Bandwidth.com acquires dash Carrier Services, 911 capability.

In a move that may have major impact on the shape of the IP-based telecommunications landscape, North Carolina-based Bandwidth.com yesterday announced its acquisition, in a cash transaction, of Colorado-based dash Carrier Services, a telecom service provider most notable for its development of a VoIP-compatible 911 emergency services notification system.

The two companies—which were already partners before the acquisition—have strong synergy, according to Steve Leonard, general manager of Bandwidth.com ‘s wholesale services division.

“The important thing about dash—and similarity to Bandwidth.com—is making telecommunications, voice services, and in dash’s case, emergency calling services, easier—removing a lot of the complexity that historically is there,” Leonard told Enterprise VoIPplanet.

“We think of it as big pipes and wire and hardware. And both dash and Bandwidth.com have turned it into software and made it easy to use, with tools like our online portals and the APIs that we’ve created,” he said—”tools companies need in order to be flexible and innovative in this space.”

Many of the companies in question are the developers of voice applications for the ever-increasing flood of mobile devices for Android, iOS, and the many, many tablet PCs from a host of vendors.

“As these application continue to grow and more and more people use them, Bandwidth.com believes that 911 is going to be a regulatory requirement, and we’re investing in it ahead of the market. So when it does become a requirement, we’re ready to play, with our own vertically integrated solution—so that these VoIP services we’re providing and powering have 911 inherently built into them,” Leonard told VoIPplanet.

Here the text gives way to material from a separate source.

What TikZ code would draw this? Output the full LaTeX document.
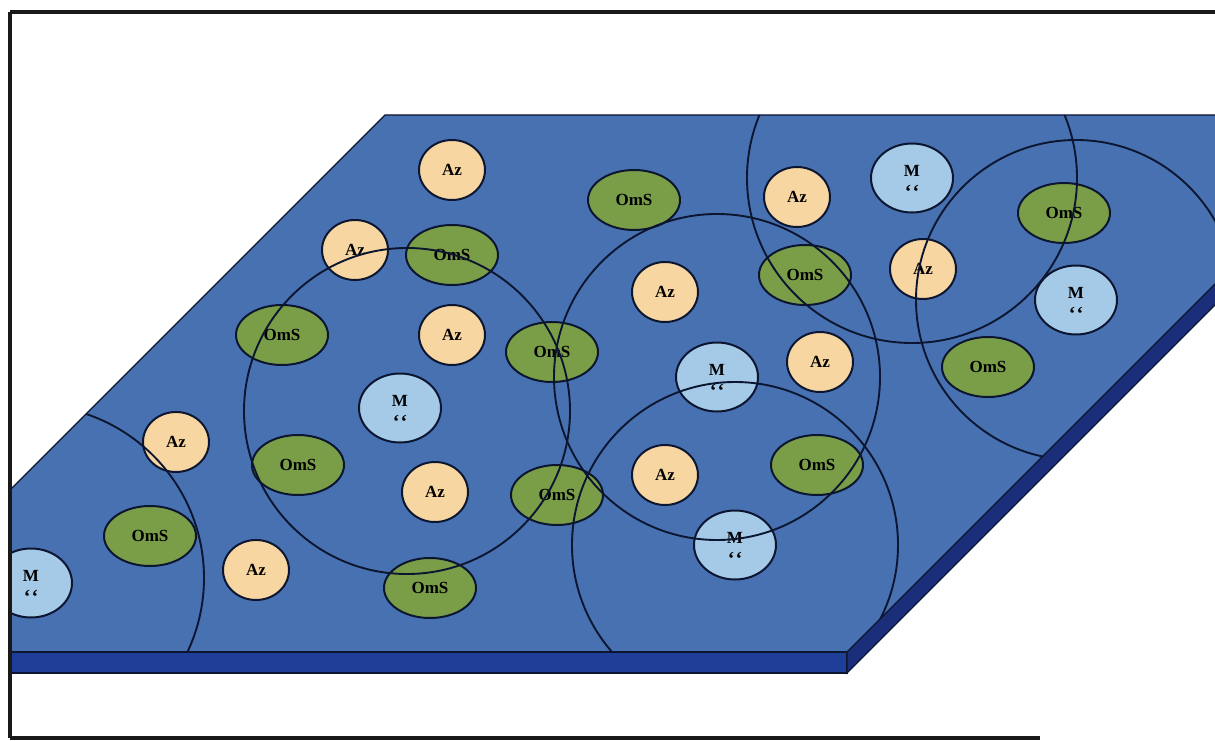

Dash’s emergency services-911 technology is unique in using geo-spatial coordinates—latitude and longitude—to convey the location of the caller. “It’s even more reliable than the standard addressing system,” Leonard explained. “This is increasingly important in a world where people are turning mobile devices into communications devices that are using Wi-Fi technology and are always on the move,” he said.

Moreover, with the overwhelming popularity of SMS messaging, Bandwidth.com developed and launched over the past year, SMS services that terminate messages from virtually any device over multiple networks, using any protocols necessary.

With Bandwidth.com services moving forward, emergency service communications will be deliverable via SMS.

“We have an assumption,” Leonard explained. “If I have dialtone and I can use it for voice communication, I can use that for emergency services. If text messaging is my primary form of communication, then it needs to be enabled for emergency services. It’s incredibly important that whatever we use for communications has the capability to provide our emergency services.”

As a combined company, dash/Bandwidth.com will be ahead of the pack if and when the FCC does mandate 911 service for IP-based voice.

“We expect that to happen relatively soon,” Leonard said.